The “Always was, always will be Aboriginal land” phrase is an acknowledgement of the civilisation in this country that predated any European settlement. Aboriginal culture is the longest continuous and surviving culture in the history of humanity.

I am a white Australian. My family was brought out as convicts. I am ashamed of Australia’s colonial past and I am truly sorry to the Indigenous population for the hurts they have suffered. I can’t knowingly celebrate January 26 in the same way that I cannot celebrate April 25. Pain, even pain which I have not experienced, does not feel like something worth celebrating.

It doesn’t matter what changes are made. The victim industry is in full swing and would never be happy regardless of what was done.

Capital Retro8:36 am 29 Jan 19

Both “invasion day” and “reconciliation” have become victim industries.
I now wonder who really initiated this divisive concepts.

During my life I have had a lot on contact with aboriginal people in work, sport and simply friendships.
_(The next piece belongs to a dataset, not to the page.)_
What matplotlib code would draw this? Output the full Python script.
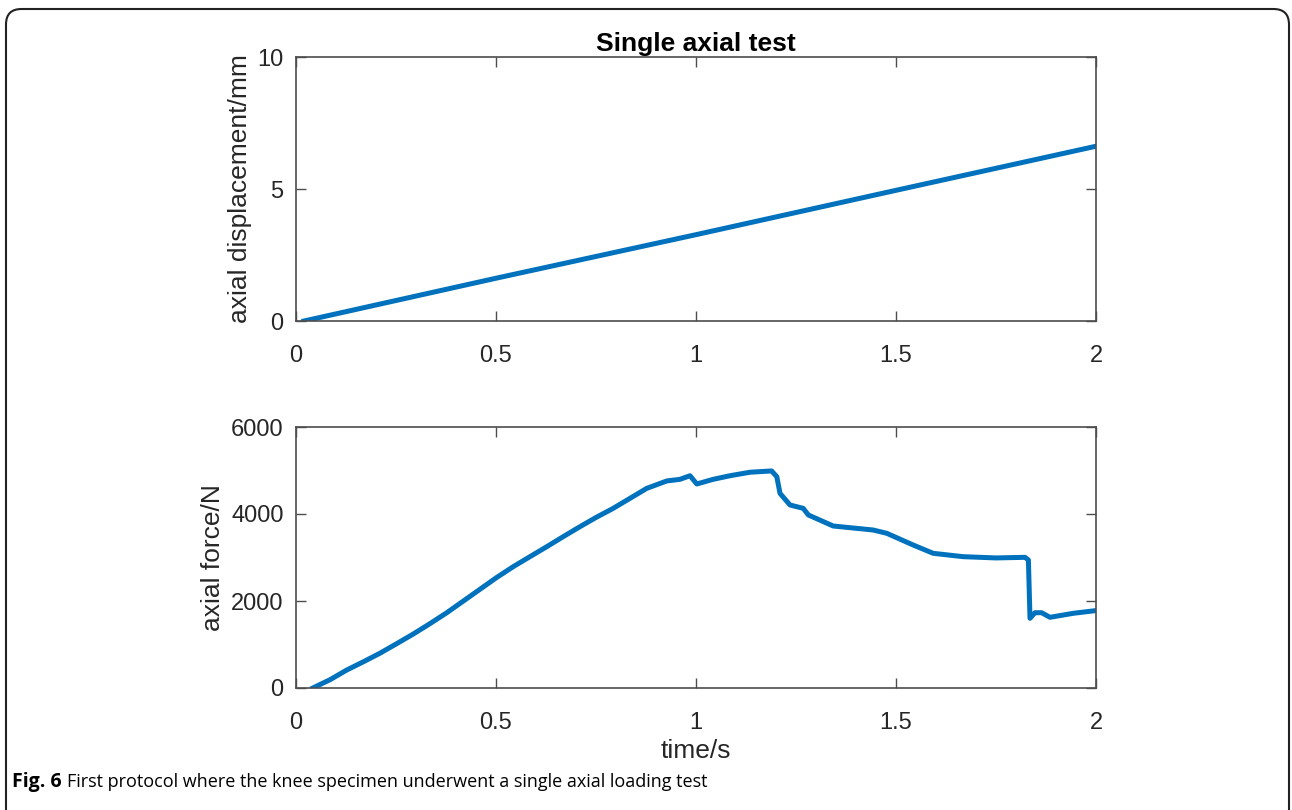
import matplotlib.pyplot as plt
from matplotlib.patches import FancyBboxPatch

# displacement test data
t_disp = [0.02, 0.5, 1.0, 1.5, 2.0]
disp = [0.0, 1.62, 3.27, 4.95, 6.62]

# force data
t_force = [0.042, 0.085, 0.127, 0.17, 0.21, 0.25, 0.293, 0.335, 0.377, 0.42, 0.46,
           0.5, 0.543, 0.585, 0.627, 0.67, 0.71, 0.75, 0.793, 0.835,
           0.877, 0.927, 0.96, 0.985, 1.002, 1.043, 1.085, 1.135, 1.189, 1.202,
           1.21, 1.235, 1.268, 1.281, 1.343, 1.443, 1.477, 1.543, 1.593, 1.668,
           1.75, 1.8225, 1.831, 1.835, 1.8475, 1.864, 1.885, 1.943, 1.9975]
force = [0, 190, 414, 610, 800, 1010, 1240, 1480, 1731, 2010, 2270,
         2530, 2789, 3020, 3249, 3490, 3709, 3920, 4130, 4360,
         4590, 4760, 4797, 4880, 4690, 4797, 4880, 4960, 4990, 4858,
         4475, 4207, 4130, 3977, 3724, 3632, 3556, 3287, 3096, 3019,
         2990, 3004, 2943, 1602, 1731, 1731, 1625, 1717, 1777]

blue = '#0072BD'
spine_col = '#4d4d4d'
plt.rcParams['font.family'] = ['Liberation Sans', 'DejaVu Sans']

fig = plt.figure(figsize=(12.92, 8.10), dpi=100)

# outer rounded frame
frame = FancyBboxPatch((6 / 1292, -0.05), 1283 / 1292, 1.05 - 9 / 810,
                       boxstyle='round,pad=0,rounding_size=0.012',
                       transform=fig.transFigure, fill=False,
                       edgecolor='#222222', linewidth=1.5, mutation_aspect=1292 / 810)
fig.patches.append(frame)

ax1 = fig.add_axes([296 / 1292, 1 - 321 / 810, 800 / 1292, 264 / 810])
ax2 = fig.add_axes([296 / 1292, 1 - 688 / 810, 800 / 1292, 261 / 810])

ax1.plot(t_disp, disp, color=blue, linewidth=3.6)
ax1.set_xlim(0, 2)
ax1.set_ylim(0, 10)
ax1.set_xticks([0, 0.5, 1, 1.5, 2])
ax1.set_xticklabels(['0', '0.5', '1', '1.5', '2'])
ax1.set_yticks([0, 5, 10])
ax1.set_ylabel('axial displacement/mm', fontsize=19, color='#262626')
ax1.set_title('Single axial test', fontsize=19, fontweight='bold', pad=4)

ax2.plot(t_force, force, color=blue, linewidth=3.6)
ax2.set_xlim(0, 2)
ax2.set_ylim(0, 6000)
ax2.set_xticks([0, 0.5, 1, 1.5, 2])
ax2.set_xticklabels(['0', '0.5', '1', '1.5', '2'])
ax2.set_yticks([0, 2000, 4000, 6000])
ax2.set_ylabel('axial force/N', fontsize=19, color='#262626')
ax2.set_xlabel('time/s', fontsize=19, color='#262626', labelpad=4)

for ax in (ax1, ax2):
    for s in ax.spines.values():
        s.set_color(spine_col)
        s.set_linewidth(1.2)
    ax.tick_params(direction='in', top=True, right=True, length=7, width=1,
                   color=spine_col, labelsize=17, labelcolor='#262626')
    ax.tick_params(axis='x', pad=17)
    ax.tick_params(axis='y', pad=9)

cap_y = 1 - 782 / 810
fig.text(12 / 1292, cap_y, 'Fig. 6', fontsize=14, va='center', fontweight='bold',
         family=['Open Sans', 'DejaVu Sans'])
fig.text(67 / 1292, cap_y,
         'First protocol where the knee specimen underwent a single axial loading test',
         fontsize=13, va='center', family=['Open Sans', 'DejaVu Sans'])

fig.savefig('out.png', dpi=100)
Not once was this concept of “invasion” mentioned or discussed and neither was the equally fanciful notion that there were “frontier wars” .

So because indigenous people who you have met did not raise the issue of invasion that means it didn’t happen? I don’t think so. The fact that there are still some people who think that this country was not invaded indicates we still have a way to go in facing up to history. It doesn’t mean you have to feel guilty, however to deny there was an invasion is patently ridiculous.